1 c Pecan halves
2 c Heavy cream
2 c Granulated sugar
2 c Half-and-half
1/4 ts Lemon juice
8 Egg yolks
1 oz Unsweetened chocolate;
- broken into 2 pieces
1/4 c Myer's dark rum
Equipment:
Measuring cup;
measuring spoons;
baking sheet with sides;
two 2-1/2 qt saucepans;
whisk;
metal spoon;
cook's knife;
cutting board;
2 qt plastic container with lid;
electric mixer with paddle;
rubber spatula;
instant-read test thermometer;
2 stainless steel bowls (1 large);
ice cream freezer
Preheat the oven to 325?F. Toast the pecan halves on a baking
sheet in the preheated oven for 10 to 12 minutes. Cool to room
temperature. Combine 1-1/4 cups sugar and the lemon juice in a
2-1/2 qt saucepan. Stir with a whisk to combine. The sugar will
resemble moist sand. Caramelize the sugar for 8 to 10 minutes over
medium-high heat, stirring constantly with a whisk to break up any
lumps. The sugar will first turn clear as it liquefies, then light
brown as it caramelizes. Remove the saucepan from the heat. Add the
unsweetened chocolate and stir gently to blend.
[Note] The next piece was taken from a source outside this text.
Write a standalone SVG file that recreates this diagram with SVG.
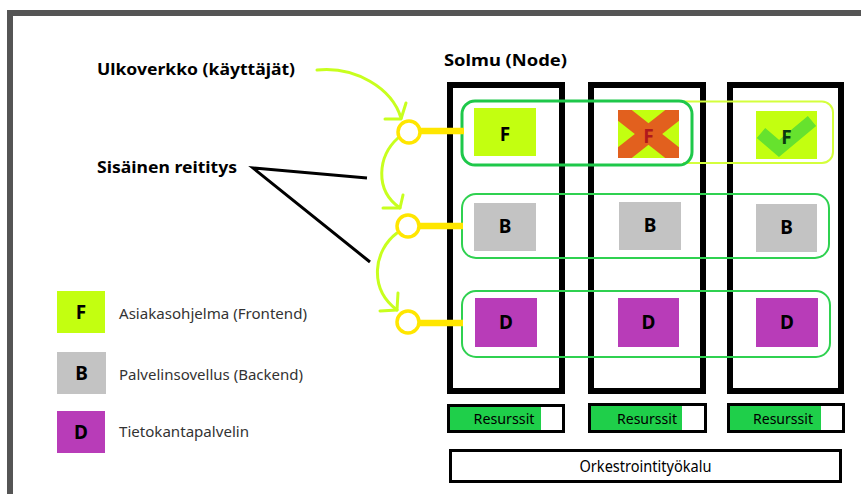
<svg xmlns="http://www.w3.org/2000/svg" width="861" height="494" viewBox="0 0 861 494">
<style>
text{font-family:"Noto Sans","Open Sans","Liberation Sans",sans-serif;fill:#000}
.b{font-weight:bold}
.lbl{font-size:16.5px;font-weight:bold}
.ltr{font-size:19px;font-weight:bold;text-anchor:middle}
.leg{font-size:15px;fill:#333}
.node{fill:none;stroke:#000;stroke-width:6}
.row{fill:none;stroke:#2fd150;stroke-width:2}
.fr{fill:#c3ff10}
.br{fill:#c3c3c3}
.dr{fill:#b83cb8}
.arr{fill:none;stroke:#c8ff1e;stroke-width:3;stroke-linecap:round;stroke-linejoin:round}
.yc{fill:#fff;stroke:#ffe600;stroke-width:3.5}
.yl{stroke:#ffe600;stroke-width:6.5}
.bar{fill:#fff;stroke:#000;stroke-width:3}
.barg{fill:#1fcf4a}
.res{font-size:15px;text-anchor:middle}
</style>
<defs>
<clipPath id="cx"><rect x="618" y="110" width="61" height="48"/></clipPath>
</defs>
<rect width="861" height="494" fill="#fff"/>
<g id="frame" fill="#555">
<rect x="7" y="10" width="854" height="6"/>
<rect x="7" y="10" width="6" height="484"/>
</g>
<g id="titles">
<text class="lbl" x="444" y="66" textLength="123" lengthAdjust="spacingAndGlyphs">Solmu (Node)</text>
<text class="lbl" x="97" y="75" textLength="198" lengthAdjust="spacingAndGlyphs">Ulkoverkko (käyttäjät)</text>
<text class="lbl" x="97" y="173" textLength="140" lengthAdjust="spacingAndGlyphs">Sisäinen reititys</text>
</g>
<g id="nodes">
<rect id="node1" class="node" x="450" y="85" width="112" height="306"/>
<rect id="node2" class="node" x="591" y="85" width="112" height="306"/>
<rect id="node3" class="node" x="730" y="85" width="111" height="306"/>
</g>
<g id="rows">
<path id="row-f-light" d="M683 101.5H822A11 11 0 0 1 833 112.5V152A11 11 0 0 1 822 163H683" fill="none" stroke="#d4ff3c" stroke-width="2"/>
<rect id="row-f" x="462" y="101" width="230" height="64" rx="13" fill="none" stroke="#1ec84a" stroke-width="3"/>
<rect id="row-b" class="row" x="462" y="194" width="367" height="64" rx="14"/>
<rect id="row-d" class="row" x="462" y="291" width="368" height="66" rx="14"/>
</g>
<g id="f1"><rect class="fr" x="474" y="108" width="62" height="48"/><text class="ltr" x="505" y="141">F</text></g>
<g id="f2"><rect class="fr" x="618" y="110" width="61" height="48"/>
<g clip-path="url(#cx)" stroke="#e2601e" stroke-width="17"><line x1="618" y1="110" x2="679" y2="158"/><line x1="679" y1="110" x2="618" y2="158"/></g>
<text class="ltr" x="648.5" y="143" style="fill:#b0181c">F</text></g>
<g id="f3"><rect class="fr" x="756" y="111" width="61" height="48"/>
<polyline points="761,133 779,148.5 812,121" fill="none" stroke="#66e22e" stroke-width="13" stroke-linejoin="miter" stroke-linecap="butt"/>
<text class="ltr" x="786.5" y="144" style="fill:#0b3a10">F</text></g>
<g id="b1"><rect class="br" x="474" y="203" width="62" height="48"/><text class="ltr" x="505" y="233">B</text></g>
<g id="b2"><rect class="br" x="619" y="202" width="62" height="48"/><text class="ltr" x="650" y="232">B</text></g>
<g id="b3"><rect class="br" x="756" y="204" width="61" height="48"/><text class="ltr" x="786.5" y="234">B</text></g>
<g id="d1"><rect class="dr" x="475" y="298" width="62" height="49"/><text class="ltr" x="506" y="329">D</text></g>
<g id="d2"><rect class="dr" x="618" y="298" width="61" height="49"/><text class="ltr" x="648.5" y="329">D</text></g>
<g id="d3"><rect class="dr" x="756" y="298" width="62" height="49"/><text class="ltr" x="787" y="329">D</text></g>
<g id="connectors">
<path class="arr" d="M317 70C355 66 392 88 401 118"/>
<polyline class="arr" points="385,119 401,119 406,103"/>
<path class="arr" d="M398 138C378 156 374 190 400 208"/>
<polyline class="arr" points="383,208 400,208 403,195"/>
<path class="arr" d="M397 233C374 250 368 288 397 310"/>
<polyline class="arr" points="380,311 397,310 398,293"/>
<path d="M367 178L253 168L370 262" fill="none" stroke="#000" stroke-width="3" stroke-linejoin="miter"/>
<line class="yl" x1="418" y1="131" x2="464" y2="131"/>
<line class="yl" x1="418" y1="226" x2="463" y2="226"/>
<line class="yl" x1="418" y1="323" x2="463" y2="323"/>
</g>
<g id="routers">
<circle class="yc" cx="409" cy="132" r="11"/>
<circle class="yc" cx="408" cy="226" r="11"/>
<circle class="yc" cx="408" cy="322" r="11"/>
</g>
<g id="legend">
<g id="leg-f"><rect class="fr" x="57" y="291" width="48" height="42"/><text class="ltr" x="81" y="319">F</text><text class="leg" x="119" y="319" textLength="188" lengthAdjust="spacingAndGlyphs">Asiakasohjelma (Frontend)</text></g>
<g id="leg-b"><rect class="br" x="57" y="352" width="49" height="42"/><text class="ltr" x="81.5" y="380">B</text><text class="leg" x="119" y="380" textLength="184" lengthAdjust="spacingAndGlyphs">Palvelinsovellus (Backend)</text></g>
<g id="leg-d"><rect class="dr" x="57" y="411" width="48" height="42"/><text class="ltr" x="81" y="439">D</text><text class="leg" x="119" y="437" textLength="130" lengthAdjust="spacingAndGlyphs">Tietokantapalvelin</text></g>
</g>
<g id="resources">
<g id="res1"><rect class="bar" x="448.5" y="405.5" width="115" height="26"/><rect class="barg" x="450" y="407" width="91" height="23"/><text class="res" x="504" y="424" textLength="61" lengthAdjust="spacingAndGlyphs">Resurssit</text></g>
<g id="res2"><rect class="bar" x="589.5" y="404.5" width="116" height="27"/><rect class="barg" x="591" y="406" width="91" height="24"/><text class="res" x="647" y="424" textLength="60" lengthAdjust="spacingAndGlyphs">Resurssit</text></g>
<g id="res3"><rect class="bar" x="728.5" y="404.5" width="115" height="27"/><rect class="barg" x="730" y="406" width="91" height="24"/><text class="res" x="783" y="424" textLength="60" lengthAdjust="spacingAndGlyphs">Resurssit</text></g>
</g>
<g id="orchestrator"><rect x="450.5" y="450.5" width="390" height="31" fill="#fff" stroke="#000" stroke-width="3"/><text x="645.5" y="472" font-size="16" text-anchor="middle" textLength="132" lengthAdjust="spacingAndGlyphs">Orkestrointityökalu</text></g>
</svg>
Pour the
chocolate & caramel mixture over the pecans and stir with a spoon
to completely coat the pecans with the chocolate caramel; spread
the mixture evenly over the bottom of the baking sheet. Freeze the
chocolate pecan crunch for 20 minutes. Remove from the freezer.
Chop the chocolate pecan crunch into 1/4" pieces. Store in a sealed
plastic container in the freezer until needed.